- **Exercise brief**
Return each line of the listing that contains the string "with".

(Charts and diagrams as code)
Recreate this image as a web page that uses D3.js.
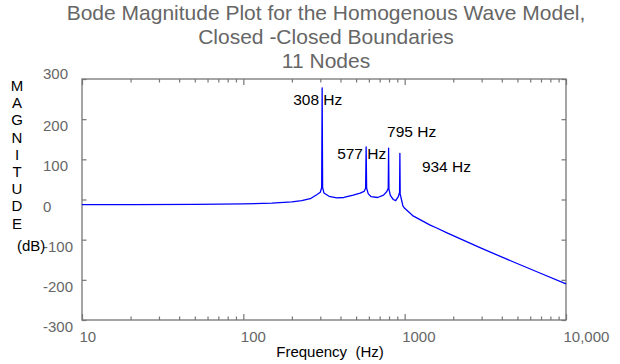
<!DOCTYPE html>
<html>
<head>
<meta charset="utf-8">
<script src="https://cdn.jsdelivr.net/npm/d3@7"></script>
<style>
  body { margin: 0; background: #fff; }
  text { font-family: "Liberation Sans", Arial, sans-serif; }
</style>
</head>
<body>
<svg id="chart"></svg>
<script>
// frequency response (Hz, dB)
const freqHz = [10, 20, 50, 100, 150, 200, 230, 260, 285, 300, 306, 308, 310, 316,
  340, 380, 420, 480, 530, 560, 573, 577, 581, 595, 620, 680, 740, 775, 791, 795, 799,
  815, 850, 880, 915, 930, 934, 938, 955, 975, 1000, 1120, 1430, 1580, 1830, 2930, 4690, 6890, 10000]
const magDb = [-13, -13, -12, -11, -9, -6, -3, 2, 12, 18, 30, 278, 30, 16,
  8, 4, 5, 11, 16, 20, 28, 131, 28, 14, 7, 5, 11, 20, 28, 128, 26,
  10, 0, -3, 8, 18, 115, 14, 0, -16, -22, -40, -63, -71, -83, -120, -155, -183, -210]

const peakFreqs = [308, 577, 795, 934]
const peakLabels = ['308 Hz', '577 Hz', '795 Hz', '934 Hz']

const xTicks = [10, 100, 1000, 10000]
const xTickLabels = ['10', '100', '1000', '10,000']
const yTicks = [300, 200, 100, 0, -100, -200, -300]

const titleLines = ['Bode Magnitude Plot for the Homogenous Wave Model,', 'Closed -Closed Boundaries', '11 Nodes']
const yLetters = 'MAGNITUDE'.split('')

const width = 620, height = 364
const margin = {top: 79, right: 54, bottom: 44, left: 82}

const svg = d3.select('#chart')
    .attr('width', width)
    .attr('height', height)

const x = d3.scaleLog()
    .domain([10, 10000])
    .range([margin.left, width - margin.right])

const y = d3.scaleLinear()
    .domain([-300, 300])
    .range([height - margin.bottom, margin.top])

const frameColor = '#767676'
const labelColor = '#666666'

// frame
svg.append('rect')
    .attr('x', x(10))
    .attr('y', y(300))
    .attr('width', x(10000) - x(10))
    .attr('height', y(-300) - y(300))
    .attr('fill', 'none')
    .attr('stroke', frameColor)
    .attr('stroke-width', 1.3)

// minor log ticks (top and bottom), all inside
const minorTicks = []
for (let dec = 10; dec < 10000; dec *= 10) {
    for (let k = 2; k <= 9; k++) minorTicks.push(dec * k)
}

function styleAxis(g) {
    g.select('.domain').remove()
    g.selectAll('.tick line').attr('stroke', frameColor).attr('stroke-width', 1.2)
}

svg.append('g')
    .attr('transform', `translate(0,${y(300)})`)
    .call(d3.axisTop(x).tickValues(minorTicks).tickSize(-3.5).tickFormat(''))
    .call(styleAxis)
svg.append('g')
    .attr('transform', `translate(0,${y(300)})`)
    .call(d3.axisTop(x).tickValues(xTicks).tickSize(-6).tickFormat(''))
    .call(styleAxis)
svg.append('g')
    .attr('transform', `translate(0,${y(-300)})`)
    .call(d3.axisBottom(x).tickValues(minorTicks).tickSize(-3.5).tickFormat(''))
    .call(styleAxis)

const xAxisG = svg.append('g')
    .attr('transform', `translate(0,${y(-300)})`)
    .call(d3.axisBottom(x).tickValues(xTicks).tickSize(-6).tickFormat((d, i) => xTickLabels[i]))
    .call(styleAxis)
xAxisG.selectAll('text')
    .attr('x', -3)
    .attr('y', 22)
    .attr('dy', 0)
    .attr('text-anchor', 'start')
    .attr('fill', labelColor)
    .style('font-size', '15px')
    .style('font-family', '"Liberation Sans", Arial, sans-serif')

// y axis, ticks inside; labels sit oddly below their ticks like the original
const yAxisG = svg.append('g')
    .attr('transform', `translate(${x(10)},0)`)
    .call(d3.axisLeft(y).tickValues(yTicks).tickSize(-4.5).tickFormat(d => String(d)))
    .call(styleAxis)
yAxisG.selectAll('text')
    .attr('x', 43 - x(10))
    .attr('dy', d => d === 300 ? -1 : 11.5)
    .attr('text-anchor', 'start')
    .attr('fill', labelColor)
    .style('font-size', '15px')
    .style('font-family', '"Liberation Sans", Arial, sans-serif')

svg.append('g')
    .attr('transform', `translate(${x(10000)},0)`)
    .call(d3.axisRight(y).tickValues(yTicks).tickSize(-4.5).tickFormat(''))
    .call(styleAxis)

// response curve
const points = freqHz.map((f, i) => [f, magDb[i]])
const line = d3.line()
    .x(d => x(d[0]))
    .y(d => y(d[1]))

svg.append('path')
    .datum(points)
    .attr('fill', 'none')
    .attr('stroke', '#0000ff')
    .attr('stroke-width', 1.3)
    .attr('stroke-linejoin', 'round')
    .attr('d', line)

// peak annotations
const labelOffsets = [[-29, 105], [-29, 159], [-1.5, 137], [22, 172]]
svg.selectAll('.peak-label')
    .data(peakFreqs)
    .join('text')
    .attr('class', 'peak-label')
    .attr('x', (d, i) => x(d) + labelOffsets[i][0])
    .attr('y', (d, i) => labelOffsets[i][1])
    .attr('fill', '#000')
    .style('font-size', '15.5px')
    .text((d, i) => peakLabels[i])

// title
svg.selectAll('.title')
    .data(titleLines)
    .join('text')
    .attr('class', 'title')
    .attr('x', 326)
    .attr('y', (d, i) => 20 + i * 24)
    .attr('text-anchor', 'middle')
    .attr('fill', labelColor)
    .style('font-size', '21px')
    .text(d => d)

// vertical axis title
svg.selectAll('.ylet')
    .data(yLetters)
    .join('text')
    .attr('class', 'ylet')
    .attr('x', 17)
    .attr('y', (d, i) => 91 + i * 17.2)
    .attr('text-anchor', 'middle')
    .attr('fill', '#000')
    .style('font-size', '15px')
    .text(d => d)

svg.append('text')
    .attr('x', 17)
    .attr('y', 250.5)
    .attr('fill', '#000')
    .style('font-size', '15px')
    .text('(dB)')

svg.append('text')
    .attr('x', 330)
    .attr('y', 357)
    .attr('text-anchor', 'middle')
    .attr('fill', '#000')
    .style('font-size', '15px')
    .style('white-space', 'pre')
    .text('Frequency  (Hz)')
</script>
</body>
</html>
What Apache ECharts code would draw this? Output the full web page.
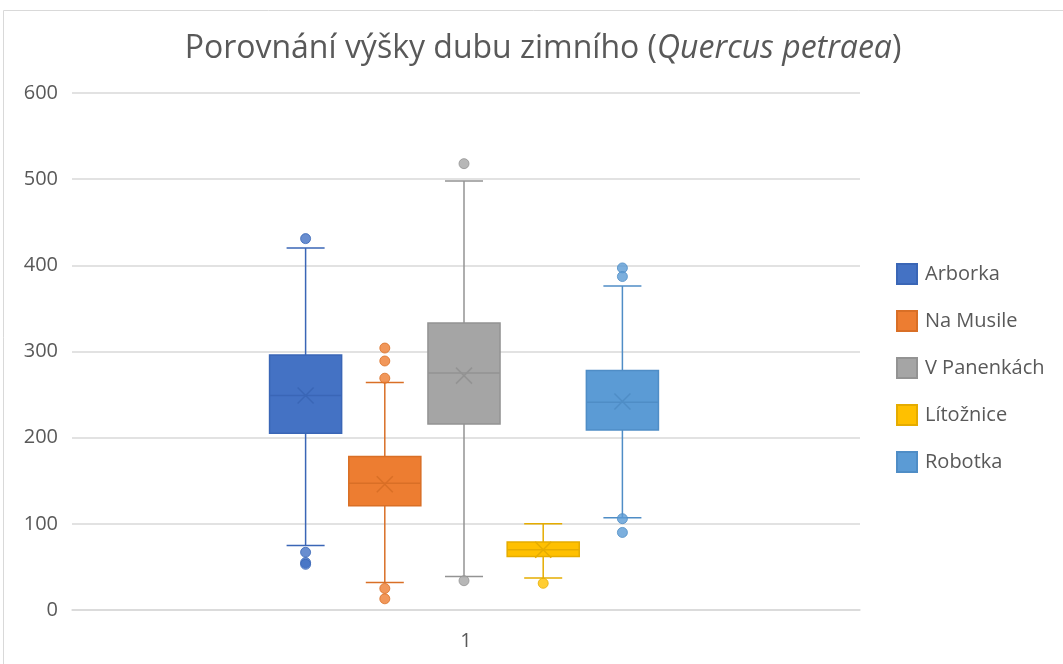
<!DOCTYPE html>
<html>
<head>
<meta charset="utf-8">
<script src="https://cdn.jsdelivr.net/npm/echarts@6/dist/echarts.min.js"></script>
<style>
  html, body { margin: 0; padding: 0; background: #fff; }
  #chart { width: 1063px; height: 664px; }
</style>
</head>
<body>
<div id="chart"></div>
<script>
// data
const sites = ['Arborka', 'Na Musile', 'V Panenkách', 'Lítožnice', 'Robotka'];
const lowWhisker = [75, 32, 39, 37, 107];
const q1 = [205, 121, 216, 62, 209];
const median = [249, 147, 275, 70, 241];
const q3 = [296, 178, 333, 79, 278];
const highWhisker = [420, 264, 498, 100, 376];
const means = [249, 146, 272, 70, 242];
const outliers = [
  [431, 67, 55, 53],
  [304, 289, 269, 25, 13],
  [518, 34],
  [31],
  [397, 387, 106, 90]
];
const xLabels = ['1'];
const yTicks = { min: 0, max: 600, interval: 100 };

const fills = ['#4472C4', '#ED7D31', '#A5A5A5', '#FFC000', '#5B9BD5'];
const strokes = ['#3a66b6', '#d96f26', '#939393', '#e5ac00', '#4f8dc6'];
const txt = '#595959';
const font = '"Open Sans", "Noto Sans", sans-serif';

function makeRender(i) {
  return function (params, api) {
    const c = api.value(0);
    const cx = api.coord([c, 0])[0];
    const y = v => api.coord([c, v])[1];
    const yLo = y(api.value(1)), yQ1 = y(api.value(2)), yMd = y(api.value(3));
    const yQ3 = y(api.value(4)), yHi = y(api.value(5)), yMn = y(api.value(6));
    const band = api.size([1, 0])[0];
    const half = band * 0.455, cap = band * 0.24, xs = 8;
    const ln = { stroke: strokes[i], lineWidth: 1.5 };
    return {
      type: 'group',
      children: [
        { type: 'line', shape: { x1: cx, y1: yHi, x2: cx, y2: yQ3 }, style: ln },
        { type: 'line', shape: { x1: cx, y1: yQ1, x2: cx, y2: yLo }, style: ln },
        { type: 'line', shape: { x1: cx - cap, y1: yHi, x2: cx + cap, y2: yHi }, style: ln },
        { type: 'line', shape: { x1: cx - cap, y1: yLo, x2: cx + cap, y2: yLo }, style: ln },
        { type: 'rect', shape: { x: cx - half, y: yQ3, width: half * 2, height: yQ1 - yQ3 },
          style: { fill: fills[i], stroke: strokes[i], lineWidth: 1.5 } },
        { type: 'line', shape: { x1: cx - half, y1: yMd, x2: cx + half, y2: yMd }, style: ln },
        { type: 'line', shape: { x1: cx - xs, y1: yMn - xs, x2: cx + xs, y2: yMn + xs }, style: ln },
        { type: 'line', shape: { x1: cx - xs, y1: yMn + xs, x2: cx + xs, y2: yMn - xs }, style: ln }
      ]
    };
  };
}

const series = [];
sites.forEach(function (name, i) {
  series.push({
    name: name,
    type: 'custom',
    xAxisIndex: 1,
    yAxisIndex: 1,
    itemStyle: { color: fills[i], borderColor: strokes[i], borderWidth: 1 },
    encode: { x: 0, y: [1, 2, 3, 4, 5, 6] },
    data: [[i, lowWhisker[i], q1[i], median[i], q3[i], highWhisker[i], means[i]]],
    renderItem: makeRender(i),
    z: 2
  });
  series.push({
    name: name,
    type: 'scatter',
    xAxisIndex: 1,
    yAxisIndex: 1,
    symbolSize: 10,
    itemStyle: { color: fills[i], borderColor: strokes[i], borderWidth: 1 },
    data: outliers[i].map(v => [i, v]),
    z: 3
  });
});

const chart = echarts.init(document.getElementById('chart'), null, { renderer: 'canvas' });
chart.setOption({
  animation: false,
  textStyle: { fontFamily: font },
  title: {
    text: '{n|Porovnání výšky dubu zimního (}{i|Quercus petraea}{n|)}',
    left: 538,
    top: 28,
    textAlign: 'center',
    textStyle: {
      fontWeight: 'normal',
      rich: {
        n: { fontSize: 32, color: txt, fontFamily: font, fontWeight: 'normal' },
        i: { fontSize: 32, color: txt, fontFamily: font, fontWeight: 'normal', fontStyle: 'italic' }
      }
    }
  },
  legend: {
    orient: 'vertical',
    left: 896,
    top: 263,
    padding: 0,
    itemWidth: 20,
    itemHeight: 20,
    itemGap: 25,
    icon: 'rect',
    data: sites,
    textStyle: { color: txt, fontSize: 20, fontFamily: font, padding: [0, 0, 0, 3] }
  },
  grid: [
    { left: 72, right: 203, top: 93, bottom: 54 },
    { left: 266, width: 396, top: 93, bottom: 54 }
  ],
  xAxis: [
    {
      type: 'category', gridIndex: 0, data: xLabels,
      axisLine: { lineStyle: { color: '#d9d9d9', width: 1.5 } },
      axisTick: { show: false },
      axisLabel: { color: txt, fontSize: 20, margin: 21 }
    },
    { type: 'category', gridIndex: 1, data: sites, show: false }
  ],
  yAxis: [
    {
      type: 'value', gridIndex: 0, min: yTicks.min, max: yTicks.max, interval: yTicks.interval,
      axisLine: { show: false }, axisTick: { show: false },
      axisLabel: { color: txt, fontSize: 20, margin: 14 },
      splitLine: { lineStyle: { color: '#d9d9d9', width: 1.5 } }
    },
    { type: 'value', gridIndex: 1, min: yTicks.min, max: yTicks.max, show: false, splitLine: { show: false } }
  ],
  graphic: [{
    type: 'rect',
    shape: { x: 3.5, y: 10.5, width: 1200, height: 800 },
    style: { fill: 'none', stroke: '#d9d9d9', lineWidth: 1 },
    silent: true
  }],
  series: series
});
</script>
</body>
</html>
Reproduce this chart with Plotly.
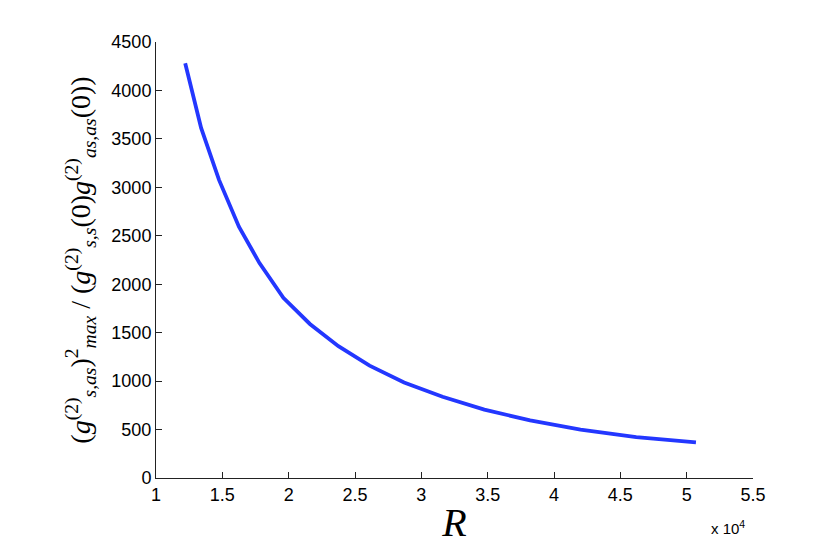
import plotly.graph_objects as go

# R in units of 10^4
R_vals = [1.22, 1.34, 1.475, 1.625, 1.78, 1.96, 2.16, 2.375, 2.61, 2.87, 3.16, 3.475, 3.82, 4.20, 4.62, 5.07]
ratio_vals = [4280, 3613, 3077, 2593, 2218, 1860, 1590, 1360, 1160, 985, 838, 705, 595, 500, 422, 367]

x_ticks = [1, 1.5, 2, 2.5, 3, 3.5, 4, 4.5, 5, 5.5]
x_ticklabels = ["1", "1.5", "2", "2.5", "3", "3.5", "4", "4.5", "5", "5.5"]
y_ticks = [0, 500, 1000, 1500, 2000, 2500, 3000, 3500, 4000, 4500]

fig = go.Figure()
fig.add_trace(go.Scatter(
    x=R_vals, y=ratio_vals, mode="lines",
    line=dict(color="rgb(35,55,255)", width=3.8),
    showlegend=False, hoverinfo="skip"))

axis_common = dict(
    showline=True, linecolor="#222", linewidth=1, mirror=False,
    ticks="inside", ticklen=6, tickcolor="#222", tickwidth=1,
    showgrid=False, zeroline=False,
    tickfont=dict(family="Liberation Sans, Arial, sans-serif", size=18, color="#000"),
)

fig.update_layout(
    width=830, height=550,
    margin=dict(l=148, r=85, t=34, b=79.5),
    paper_bgcolor="white", plot_bgcolor="white",
    xaxis=dict(range=[1, 5.5], tickvals=x_ticks, ticktext=x_ticklabels,
               title=dict(text="<i>R</i>", standoff=4,
                          font=dict(family="Liberation Serif, DejaVu Serif, serif", size=40, color="#000")),
               **axis_common),
    yaxis=dict(range=[0, 4500], tickvals=y_ticks,
               title=dict(text="(<i>g</i><sup>(2)</sup><sub><i>s,as</i></sub>)<sup>2</sup><sub><i>max</i></sub> /"
                               " (<i>g</i><sup>(2)</sup><sub><i>s,s</i></sub>(0)<i>g</i><sup>(2)</sup><sub><i>as,as</i></sub>(0))",
                          standoff=12,
                          font=dict(family="Liberation Serif, DejaVu Serif, serif", size=28, color="#000")),
               **axis_common),
)

fig.add_annotation(text="x 10<sup>4</sup>", xref="paper", yref="paper", x=1.0, y=0,
                   xanchor="right", yanchor="top", yshift=-38, xshift=-6, showarrow=False,
                   font=dict(family="Liberation Sans, Arial, sans-serif", size=15, color="#000"))

fig.write_html("out.html")
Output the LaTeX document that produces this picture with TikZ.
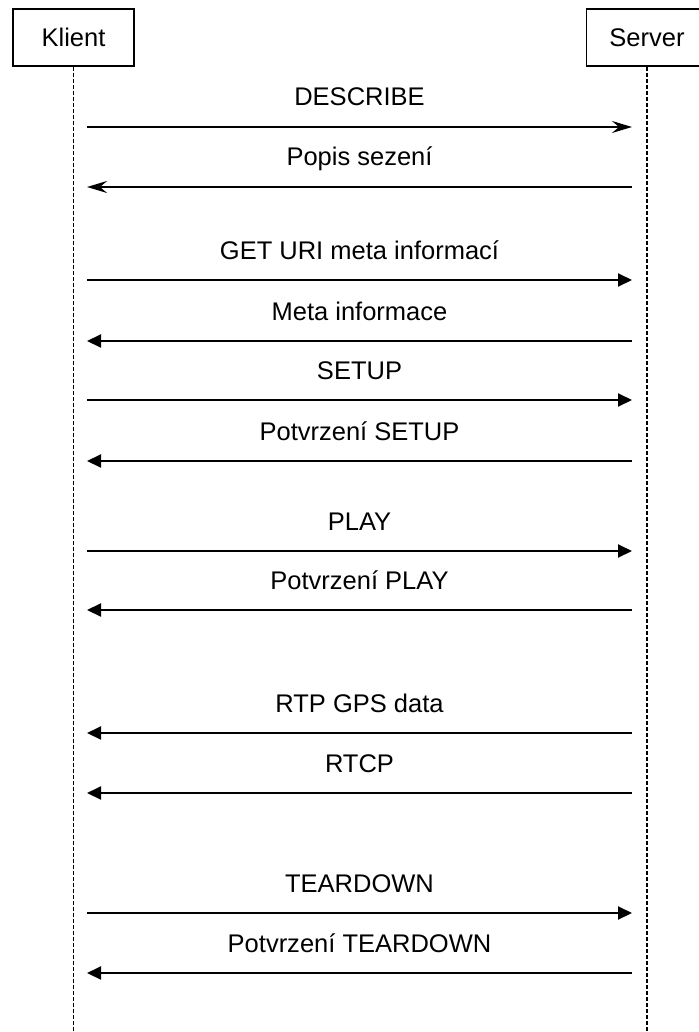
\documentclass[tikz,border=0pt]{standalone}
\usepackage{fontspec}
\setmainfont{Liberation Sans}
\usetikzlibrary{arrows.meta}

\begin{document}
\begin{tikzpicture}[
    x=1pt, y=-1pt,
    every node/.style={font=\fontsize{25.5}{30}\selectfont},
    party/.style={draw, line width=1.5pt, minimum width=121pt, minimum height=57pt, inner sep=0pt},
    lifeline/.style={draw, dash pattern=on 4pt off 2pt, line width=1.4pt},
    msg/.style={draw, line width=2pt, -{Triangle[length=14pt, width=13pt]}},
    msgopen/.style={draw, line width=2pt, -{Stealth[length=20pt, width=12pt, inset=7pt]}},
    lbl/.style={anchor=base, yshift=21pt, inner sep=0pt}
]
\useasboundingbox (0,0) rectangle (698,1032);
\node[party] (klient) at (73.5,37.5) {Klient};
\node[party] (server) at (647,37.5) {Server};
\coordinate (bottom) at (0,1032);
\draw[lifeline] (klient.south) -- (klient.south |- bottom);
\draw[lifeline] (server.south) -- (server.south |- bottom);
% zpravy
\foreach \y/\from/\to/\txt/\tip [count=\i] in {
    127/k/s/DESCRIBE/msgopen,
    187/s/k/Popis sezení/msgopen,
    280/k/s/GET URI meta informací/msg,
    341/s/k/Meta informace/msg,
    400/k/s/SETUP/msg,
    461/s/k/Potvrzení SETUP/msg,
    551/k/s/PLAY/msg,
    610/s/k/Potvrzení PLAY/msg,
    733/s/k/RTP GPS data/msg,
    793/s/k/RTCP/msg,
    913/k/s/TEARDOWN/msg,
    973/s/k/Potvrzení TEARDOWN/msg}
{
    \coordinate (k\i) at (87,\y);
    \coordinate (s\i) at (632,\y);
    \draw[\tip] (\from\i) -- node[lbl] {\txt} (\to\i);
}
\end{tikzpicture}
\end{document}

- **Completed exercise**
Reproduce this chart with Plotly.
Output the LaTeX document that produces this picture with TikZ.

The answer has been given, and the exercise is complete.